As the weather improved this afternoon so did my desire to find some summer migrants, hopefully arriving on the eve of the official start of spring, the vernal equinox. At 7.02 a.m. on the 20th March 2013 we reach the point where the day and night are of equal lengths. From that day forward, in the northern hemisphere we will be getting more day than night and the days lengthen until June 21st, when then days start to shorten again! Well once again I failed in my quest at ST Margaret's but still had an enjoyable walk round.
It was a delight to watch a Peregrine for the second day running, although a long way below me I was able to watch it preening as it sat quietly.on the cliff.
In the end I managed to force myself to leave this fantastic creature and walk along the Lees in the hope of finding something different.
The section missing was sizable, nearly a cricket pitch length long by several yards wide. I can start to accurately estimate what weight of falling chalk that equates to, but a cubic metre of solid chalk weighs nearly 2.5 tonnes. The height here is around 80 metres, so if a wedge slid down, there could be around 10,000 Tonnes of chalk ending up at the bottom of the cliff.
From the Bay the startling white of the newly exposed face of the cliff shows the extent of the fallen area. The tide was coming in and Nigel, our host at the Coastguards Pub, told me that at low tide, the fallen chalk reached three times the visible distance into the sea.
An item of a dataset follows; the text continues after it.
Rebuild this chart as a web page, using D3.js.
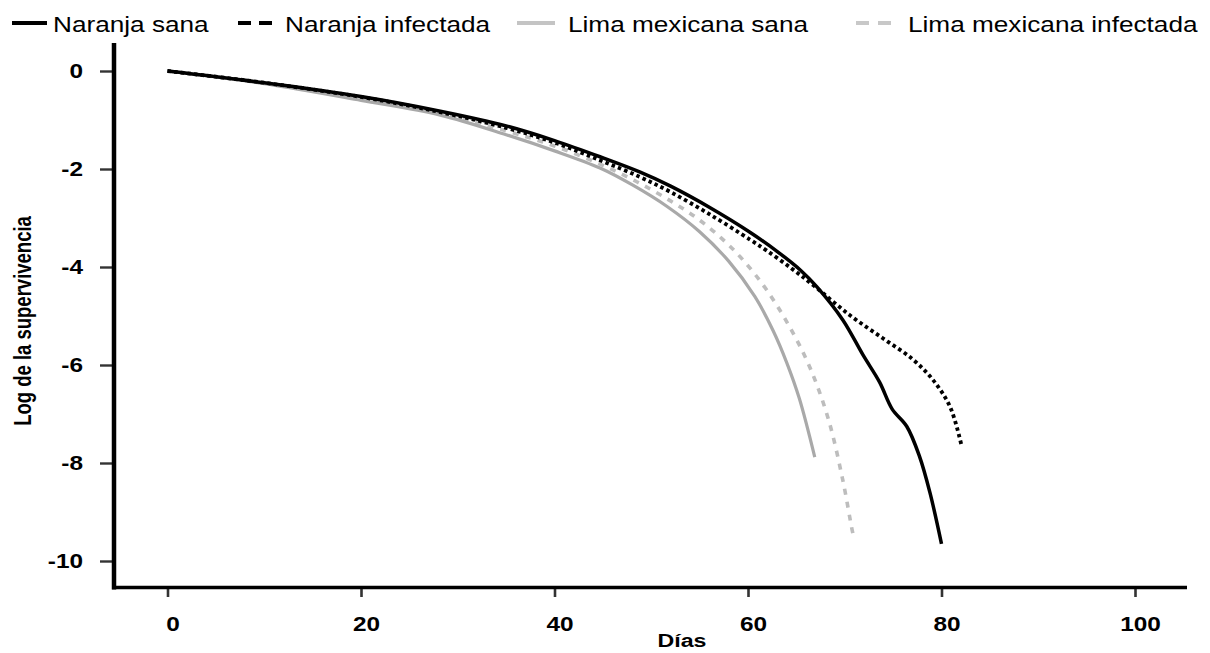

I was still looking for new arrivals and decided to try the old landing strip along Upper Road. Over the years this ha been an area favoured by early Wheatears, and being a flat area with a couple of large mounds the habit of Wheatears to perch up makes this a good place to be able to see them. As I arrives a large crow landed just in front of me, and let out the unmistakable deep honking call of a Raven. I was behind the fence and managed a couple of pictures before it became nervous and took off.